• **Work to do**
Starting at the first line of the data, print each line verbatim up to and including the line bearing "0.95, 0.975, 1.0];", omitting pictures.

• **Given data**
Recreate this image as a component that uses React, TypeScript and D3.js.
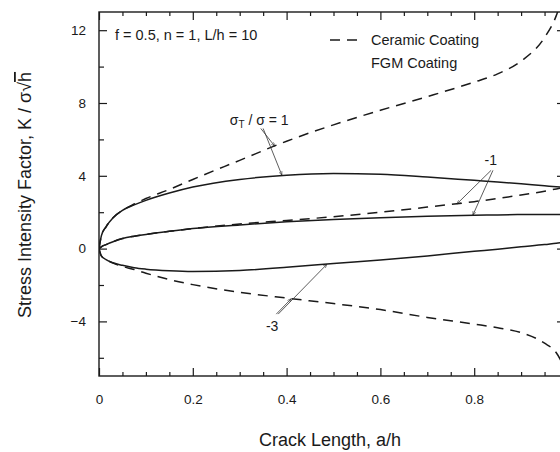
import * as React from "react";
import * as d3 from "d3";

// crack length a/h shared by all curves
const crackLength = [0, 0.005, 0.015, 0.03, 0.05, 0.075, 0.1, 0.15, 0.2, 0.3, 0.4, 0.5, 0.6, 0.7, 0.8, 0.85, 0.9, 0.95, 0.975, 1.0];

// sigma_T / sigma = 1
const ceramicPlus1 = [0, 0.7, 1.2, 1.7, 2.1, 2.45, 2.75, 3.25, 3.8, 4.85, 5.9, 6.8, 7.6, 8.35, 9.15, 9.6, 10.3, 11.6, 12.8, 15];
const fgmPlus1 = [0, 0.7, 1.2, 1.7, 2.1, 2.4, 2.65, 3.05, 3.38, 3.8, 4.03, 4.12, 4.08, 3.93, 3.75, 3.66, 3.56, 3.45, 3.4, 3.34];
// sigma_T / sigma = -1
const ceramicMinus1 = [0, 0.1, 0.22, 0.38, 0.55, 0.68, 0.78, 0.95, 1.1, 1.35, 1.55, 1.75, 2.0, 2.28, 2.58, 2.75, 2.95, 3.15, 3.28, 3.4];
const fgmMinus1 = [0, 0.1, 0.22, 0.38, 0.55, 0.68, 0.78, 0.95, 1.1, 1.3, 1.47, 1.6, 1.7, 1.78, 1.83, 1.85, 1.87, 1.88, 1.88, 1.88];
// sigma_T / sigma = -3
const ceramicMinus3 = [0, -0.4, -0.6, -0.8, -0.98, -1.15, -1.35, -1.7, -1.98, -2.4, -2.72, -3.02, -3.35, -3.78, -4.15, -4.35, -4.62, -5.2, -5.72, -7];
const fgmMinus3 = [0, -0.4, -0.6, -0.78, -0.92, -1.05, -1.13, -1.22, -1.26, -1.2, -1.03, -0.82, -0.62, -0.4, -0.15, -0.03, 0.1, 0.22, 0.3, 0.36];

const xTicks = [0, 0.2, 0.4, 0.6, 0.8, 1];
const xTickLabels = ["0", "0.2", "0.4", "0.6", "0.8", ""];
const yTicks = [-4, 0, 4, 8, 12];

const FONT = "'Liberation Sans', Arial, Helvetica, sans-serif";

function drawChart(svgRef: React.RefObject<SVGSVGElement | null>) {
  const width = 560;
  const height = 452;
  const left = 99;
  const right = 568;
  const top = 12;
  const bottom = 376;
  const ink = "#1a1a1a";

  const x = d3.scaleLinear().domain([0, 1]).range([left, right]);
  const y = d3.scaleLinear().domain([-7, 13]).range([bottom, top]);

  const svg = d3.select(svgRef.current).attr("width", width).attr("height", height);
  svg.selectAll("*").remove();

  const defs = svg.append("defs");
  defs.append("clipPath").attr("id", "plot-clip")
    .append("rect").attr("x", left).attr("y", top).attr("width", right - left).attr("height", bottom - top);
  defs.append("marker")
    .attr("id", "arrow")
    .attr("viewBox", "0 0 10 10")
    .attr("refX", 10).attr("refY", 5)
    .attr("markerWidth", 5).attr("markerHeight", 5)
    .attr("orient", "auto")
    .append("path").attr("d", "M0,1 L10,5 L0,9").attr("fill", "none").attr("stroke", ink).attr("stroke-width", 1.2);

  const minorX = d3.range(0, 1.0001, 0.05).filter((d) => Math.abs(d * 5 - Math.round(d * 5)) > 1e-6);
  const minorY = d3.range(-6, 13, 4);

  const styleAxis = (g: d3.Selection<SVGGElement, unknown, null, undefined>) => {
    g.select(".domain").remove();
    g.selectAll("line").attr("stroke", ink).attr("stroke-width", 1.2);
    g.selectAll("text").attr("fill", ink).attr("font-family", FONT).attr("font-size", 13.5);
  };

  // bottom
  svg.append("g").attr("transform", `translate(0,${bottom})`)
    .call(d3.axisBottom(x).tickValues(xTicks).tickSize(-8).tickPadding(18)
      .tickFormat((_, i) => xTickLabels[i]))
    .call(styleAxis);
  svg.append("g").attr("transform", `translate(0,${bottom})`)
    .call(d3.axisBottom(x).tickValues(minorX).tickSize(-4).tickFormat(() => ""))
    .call(styleAxis);
  // top
  svg.append("g").attr("transform", `translate(0,${top})`)
    .call(d3.axisTop(x).tickValues(xTicks).tickSize(-8).tickFormat(() => ""))
    .call(styleAxis);
  svg.append("g").attr("transform", `translate(0,${top})`)
    .call(d3.axisTop(x).tickValues(minorX).tickSize(-4).tickFormat(() => ""))
    .call(styleAxis);
  // left
  svg.append("g").attr("transform", `translate(${left},0)`)
    .call(d3.axisLeft(y).tickValues(yTicks).tickSize(-8).tickPadding(13).tickFormat(d3.format("d")))
    .call(styleAxis);
  svg.append("g").attr("transform", `translate(${left},0)`)
    .call(d3.axisLeft(y).tickValues(minorY).tickSize(-5).tickFormat(() => ""))
    .call(styleAxis);
  // right
  svg.append("g").attr("transform", `translate(${right},0)`)
    .call(d3.axisRight(y).tickValues(yTicks).tickSize(-11).tickFormat(() => ""))
    .call(styleAxis);
  svg.append("g").attr("transform", `translate(${right},0)`)
    .call(d3.axisRight(y).tickValues(minorY).tickSize(-6).tickFormat(() => ""))
    .call(styleAxis);

  svg.append("rect")
    .attr("x", left).attr("y", top).attr("width", right - left).attr("height", bottom - top)
    .attr("fill", "none").attr("stroke", ink).attr("stroke-width", 1.4);

  // curves
  const line = d3.line<number>()
    .x((_, i) => x(crackLength[i]))
    .y((d) => y(d))
    .curve(d3.curveMonotoneX);

  const curves = [
    { values: ceramicPlus1, dashed: true },
    { values: fgmPlus1, dashed: false },
    { values: ceramicMinus1, dashed: true },
    { values: fgmMinus1, dashed: false },
    { values: ceramicMinus3, dashed: true },
    { values: fgmMinus3, dashed: false },
  ];

  svg.append("g").attr("clip-path", "url(#plot-clip)")
    .selectAll("path")
    .data(curves)
    .enter()
    .append("path")
    .attr("d", (c) => line(c.values))
    .attr("fill", "none")
    .attr("stroke", ink)
    .attr("stroke-width", 1.5)
    .attr("stroke-dasharray", (c) => (c.dashed ? "10,7" : null));

  // leader lines
  const leaders = [
    [0.345, 6.6, 0.375, 5.62],
    [0.35, 6.6, 0.39, 4.03],
    [0.836, 4.3, 0.763, 2.45],
    [0.84, 4.3, 0.797, 1.83],
    [0.378, -3.6, 0.41, -2.75],
    [0.382, -3.6, 0.486, -0.86],
  ];
  svg.append("g")
    .selectAll("line")
    .data(leaders)
    .enter()
    .append("line")
    .attr("x1", (d) => x(d[0])).attr("y1", (d) => y(d[1]))
    .attr("x2", (d) => x(d[2])).attr("y2", (d) => y(d[3]))
    .attr("stroke", "#333").attr("stroke-width", 0.8)
    .attr("marker-end", "url(#arrow)");

  const label = (tx: number, ty: number, size: number) =>
    svg.append("text").attr("x", tx).attr("y", ty)
      .attr("font-family", FONT).attr("font-size", size).attr("fill", ink);

  // curve labels
  const sig = label(x(0.279), y(6.8), 14);
  sig.append("tspan").text("σ");
  sig.append("tspan").attr("font-size", 10).attr("dy", 3).text("T");
  sig.append("tspan").attr("dy", -3).text(" / σ = 1");
  label(x(0.822), y(4.62), 14).text("-1");
  label(x(0.356), y(-4.5), 14).text("-3");

  // parameters and legend
  label(115, 40, 14.5).text("f = 0.5, n = 1, L/h = 10");
  svg.append("line").attr("x1", 330).attr("x2", 358).attr("y1", 40).attr("y2", 40)
    .attr("stroke", ink).attr("stroke-width", 1.5).attr("stroke-dasharray", "10,7");
  label(371, 45, 14.5).text("Ceramic Coating");
  label(371, 68, 14.5).text("FGM Coating");

  // axis titles
  svg.append("text")
    .attr("x", 330).attr("y", 446)
    .attr("text-anchor", "middle")
    .attr("font-family", FONT).attr("font-size", 18).attr("fill", ink)
    .text("Crack Length, a/h");

  const yt = svg.append("text")
    .attr("transform", "translate(31,195) rotate(-90)")
    .attr("text-anchor", "middle")
    .attr("font-family", FONT).attr("font-size", 18).attr("fill", ink);
  yt.append("tspan").text("Stress Intensity Factor, K / σ√");
  yt.append("tspan").style("text-decoration", "overline").text("h");
}

const App = () => {
  const svgRef = React.useRef<SVGSVGElement>(null);

  React.useEffect(() => {
    drawChart(svgRef);
  }, [svgRef]);

  return (
    <div id="chart" style={{ position: "absolute", left: 0, top: 0 }}>
      <svg ref={svgRef} style={{ display: "block", background: "#fff" }} />
    </div>
  );
};

export default App;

• **Output for this exercise**
Recreate this image as a component that uses React, TypeScript and D3.js.
import * as React from "react";
import * as d3 from "d3";

// crack length a/h shared by all curves
const crackLength = [0, 0.005, 0.015, 0.03, 0.05, 0.075, 0.1, 0.15, 0.2, 0.3, 0.4, 0.5, 0.6, 0.7, 0.8, 0.85, 0.9, 0.95, 0.975, 1.0];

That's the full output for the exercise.